Honestly, I’m so glad I didn’t get the opportunity to be put in front of a large audience as “an expert” even just a few years earlier. Trust me, while I might not have realized it at the time, and I might have wanted an earlier “break”, that would have been the worst thing in the world for me. Why? Because I would have blown it. Before this point I didn’t have the same value to add. Getting to that point took time. More importantly, it took commitment to a goal, and constant immersion in my craft. It also took a village, and the support, love and collaboration from a lot of amazing people who encouraged me and built with me.

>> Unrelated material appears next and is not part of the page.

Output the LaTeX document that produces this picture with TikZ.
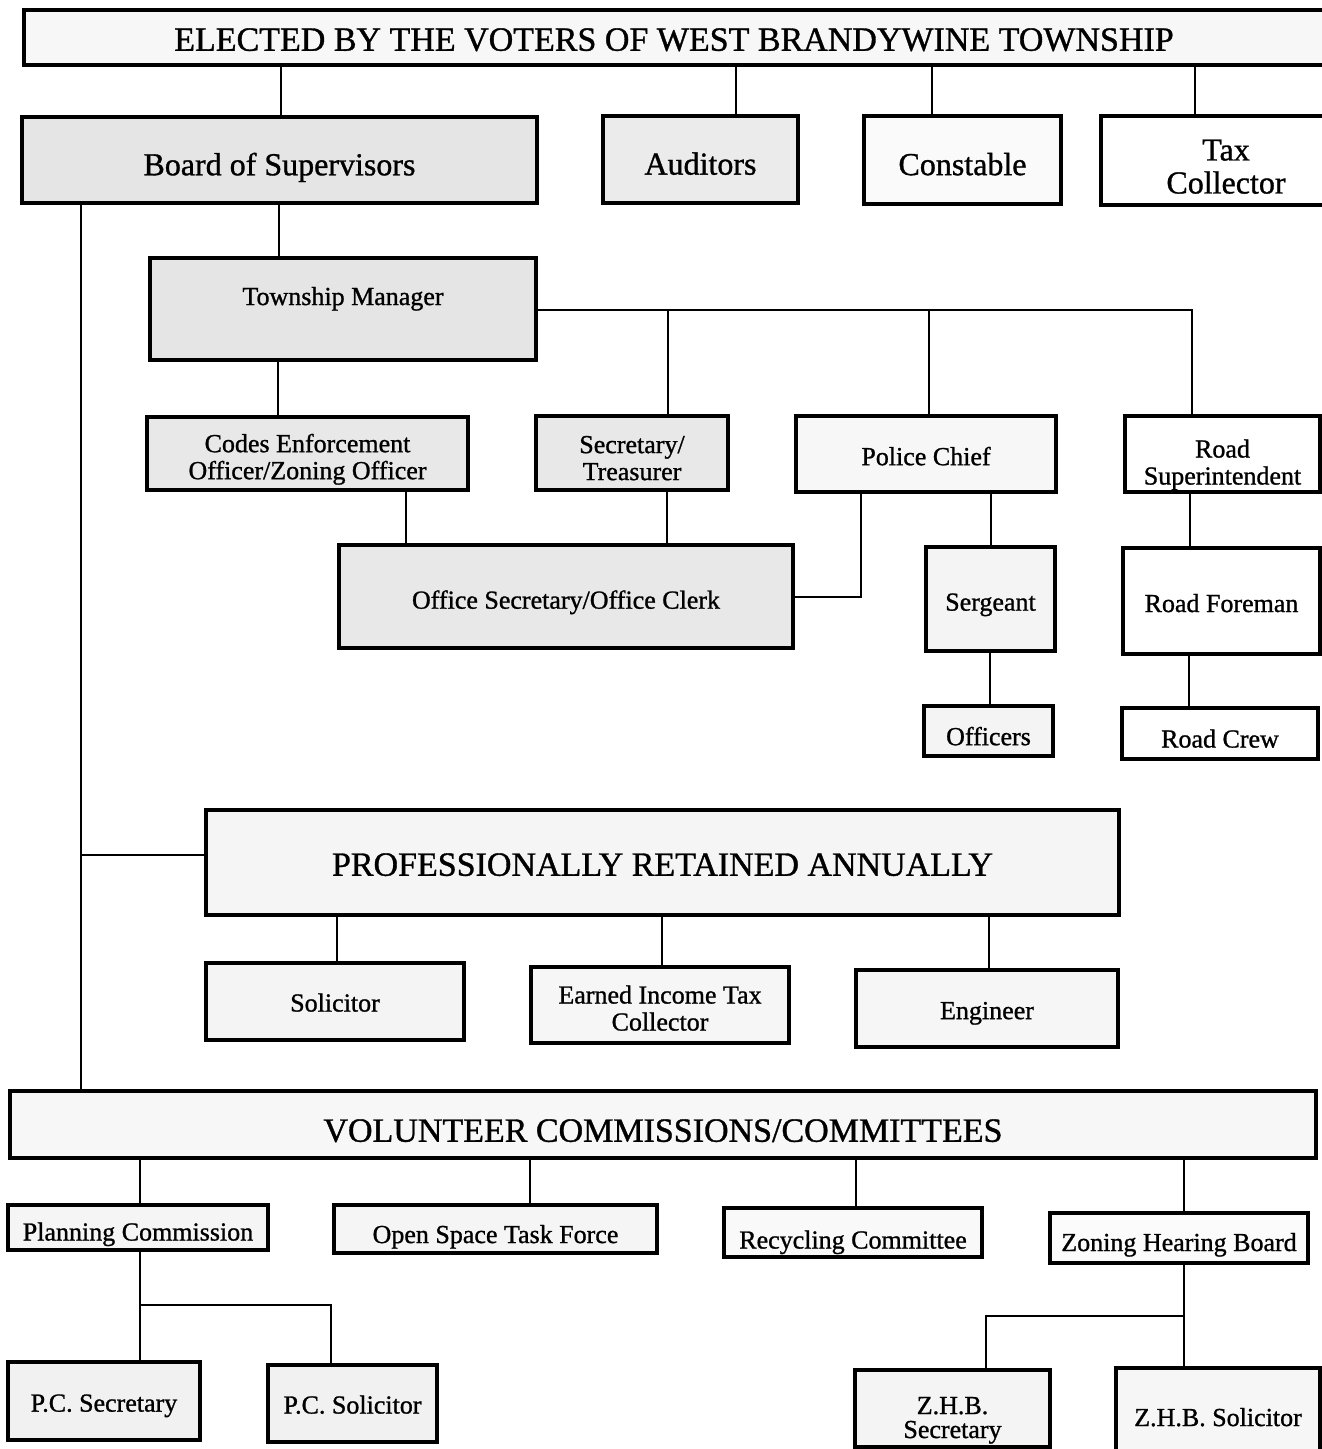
\documentclass[tikz,border=0pt]{standalone}
\usepackage{fontspec}
\setmainfont{Liberation Serif}[FakeBold=1]
\newcommand\dn[2]{\raisebox{0pt}[\dimexpr\height+#1\relax][\depth]{#2}}
\begin{document}
\begin{tikzpicture}[x=1pt,y=-1pt,
  box/.style={draw=black, line width=3.2pt, rectangle, inner sep=2pt, align=center,
              text depth=0pt, font=\fontsize{26}{27}\selectfont},
  bigbox/.style={box, font=\fontsize{32}{33}\selectfont},
  titlebox/.style={box, font=\fontsize{34}{36}\selectfont},
  conn/.style={draw=black, line width=2.6pt},
  sz/.style 2 args={minimum width=#1pt, minimum height=#2pt}]
\fill[white] (0,0) rectangle (1322,1449);
\useasboundingbox (0,0) rectangle (1322,1449);

% ---------- elected tier ----------
\node[titlebox, fill=gray!6, sz={1300}{55}] (top) at (674,37.5) {\dn{4pt}{ELECTED BY THE VOTERS OF WEST BRANDYWINE TOWNSHIP}};
\node[bigbox, fill=gray!20, sz={515}{86}] (board) at (279.5,160) {\dn{8pt}{Board of Supervisors}};
\node[bigbox, fill=gray!16, sz={195}{87}] (aud) at (700.5,159.5) {\dn{8pt}{Auditors}};
\node[bigbox, fill=gray!4, sz={197}{88}] (const) at (962.5,160) {\dn{8pt}{Constable}};
\node[bigbox, fill=white, sz={250}{89}] (tax) at (1226,160.5) {\dn{12pt}{Tax}\\Collector};

% ---------- manager tier ----------
\node[box, fill=gray!20, sz={386}{102}] (tm) at (343,309) {\raisebox{26pt}{Township Manager}};
\node[box, fill=gray!18, sz={321}{73}] (codes) at (307.5,453.5) {\dn{6pt}{Codes Enforcement}\\Officer/Zoning Officer};
\node[box, fill=gray!18, sz={192}{74}] (sect) at (632,453) {\dn{10pt}{Secretary/}\\Treasurer};
\node[box, fill=gray!6, sz={260}{76}] (police) at (926,454) {\dn{4pt}{Police Chief}};
\node[box, fill=white, sz={195}{76}] (roadsup) at (1222.5,454) {\dn{16pt}{Road}\\Superintendent};
\node[box, fill=gray!18, sz={454}{103}] (office) at (566,596.5) {\dn{6pt}{Office Secretary/Office Clerk}};
\node[box, fill=gray!9, sz={129}{104}] (serg) at (990.5,599) {\dn{6pt}{Sergeant}};
\node[box, fill=gray!9, sz={129}{50}] (officers) at (988.5,731) {\dn{10pt}{Officers}};
\node[box, fill=white, sz={197}{106}] (foreman) at (1221.5,601) {\dn{4pt}{Road Foreman}};
\node[box, fill=white, sz={196}{51}] (crew) at (1220,733.5) {\dn{10pt}{Road Crew}};

% ---------- professional tier ----------
\node[titlebox, fill=gray!8, sz={913}{105}] (prof) at (662.5,862.5) {\dn{4pt}{PROFESSIONALLY RETAINED ANNUALLY}};
\node[box, fill=gray!9, sz={258}{77}] (solic) at (335,1001.5) {\dn{2pt}{Solicitor}};
\node[box, fill=gray!7, sz={258}{76}] (eit) at (660,1005) {\dn{6pt}{Earned Income Tax}\\Collector};
\node[box, fill=gray!7, sz={262}{77}] (eng) at (987,1008.5) {\dn{4pt}{Engineer}};

% ---------- volunteer tier ----------
\node[titlebox, fill=gray!6, sz={1306}{67}] (vol) at (663,1124.5) {\dn{12pt}{VOLUNTEER COMMISSIONS/COMMITTEES}};
\node[box, fill=gray!8, sz={260}{45}] (plan) at (138,1227.5) {\dn{8pt}{Planning Commission}};
\node[box, fill=gray!8, sz={323}{48}] (open) at (495.5,1229) {\dn{10pt}{Open Space Task Force}};
\node[box, fill=gray!5, sz={258}{49}] (recyc) at (853,1232.5) {\dn{14pt}{Recycling Committee}};
\node[box, fill=gray!3, sz={258}{50}] (zhb) at (1179,1238) {\dn{8pt}{Zoning Hearing Board}};
\node[box, fill=gray!11, sz={192}{78}] (pcsec) at (104,1401) {\dn{4pt}{P.C. Secretary}};
\node[box, fill=gray!11, sz={169}{77}] (pcsol) at (352.5,1403.5) {\dn{2pt}{P.C. Solicitor}};
\node[box, fill=gray!9, sz={195}{77}, font=\fontsize{26}{24}\selectfont] (zhbsec) at (952.5,1408.5) {\dn{18pt}{Z.H.B.}\\Secretary};
\node[box, fill=gray!7, sz={204}{98}] (zhbsol) at (1218,1417) {Z.H.B. Solicitor};

% ---------- connectors ----------
\draw[conn] (top.south -| 281,0) -- (board.north -| 281,0);
\draw[conn] (top.south -| 736,0) -- (aud.north -| 736,0);
\draw[conn] (top.south -| 932,0) -- (const.north -| 932,0);
\draw[conn] (top.south -| 1195,0) -- (tax.north -| 1195,0);

\draw[conn] (board.south -| 279,0) -- (tm.north -| 279,0);
\coordinate (lj) at (81,855);
\draw[conn] (board.south -| 81,0) -- (vol.north -| 81,0);
\draw[conn] (lj) -- (prof.west |- lj);

\draw[conn] (tm.south -| 278,0) -- (codes.north -| 278,0);
\coordinate (tmj) at (tm.east |- 0,310);
\draw[conn] (tmj) -| (roadsup.north -| 1192,0);
\draw[conn] (668,310) -- (sect.north -| 668,0);
\draw[conn] (929,310) -- (police.north -| 929,0);

\draw[conn] (codes.south -| 406,0) -- (office.north -| 406,0);
\draw[conn] (sect.south -| 667,0) -- (office.north -| 667,0);
\draw[conn] (police.south -| 861,0) |- (office.east |- 0,597);
\draw[conn] (police.south -| 991,0) -- (serg.north -| 991,0);
\draw[conn] (serg.south -| 990,0) -- (officers.north -| 990,0);
\draw[conn] (roadsup.south -| 1190,0) -- (foreman.north -| 1190,0);
\draw[conn] (foreman.south -| 1189,0) -- (crew.north -| 1189,0);

\draw[conn] (prof.south -| 337,0) -- (solic.north -| 337,0);
\draw[conn] (prof.south -| 662,0) -- (eit.north -| 662,0);
\draw[conn] (prof.south -| 989,0) -- (eng.north -| 989,0);

\draw[conn] (vol.south -| 140,0) -- (plan.north -| 140,0);
\draw[conn] (vol.south -| 530,0) -- (open.north -| 530,0);
\draw[conn] (vol.south -| 856,0) -- (recyc.north -| 856,0);
\draw[conn] (vol.south -| 1184,0) -- (zhb.north -| 1184,0);

\coordinate (pj) at (140,1305);
\draw[conn] (plan.south -| 140,0) -- (pcsec.north -| 140,0);
\draw[conn] (pj) -| (pcsol.north -| 331,0);
\coordinate (zj) at (1184,1316);
\draw[conn] (zhb.south -| 1184,0) -- (zhbsol.north -| 1184,0);
\draw[conn] (zj) -| (zhbsec.north -| 986,0);
\end{tikzpicture}
\end{document}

The moral of the story if you haven’t yet guessed it, is you shouldn’t want to be hugely successful early in your career. To contribute something of true value that can make lasting changes to any community you care about, you have to take the time to develop it. Don’t get me wrong, you have something to contribute now! But at the same time, you must respect the point of your career that you are at. A fast track is not a fast track, it’s a distraction. It’s not an opportunity if it doesn’t align with your values and your goals. Any “opportunity” that fast tracks you to having a platform you aren’t ready for, or that doesn’t align with your mission, will only take you a different direction that you may very well wish you hadn’t gone. So, contribute the value you have, to the people who can benefit from it now. But don’t buy into the sense of urgency, don’t act out of fear, don’t try to be something you aren’t yet. Take the time to become someone worth listening to.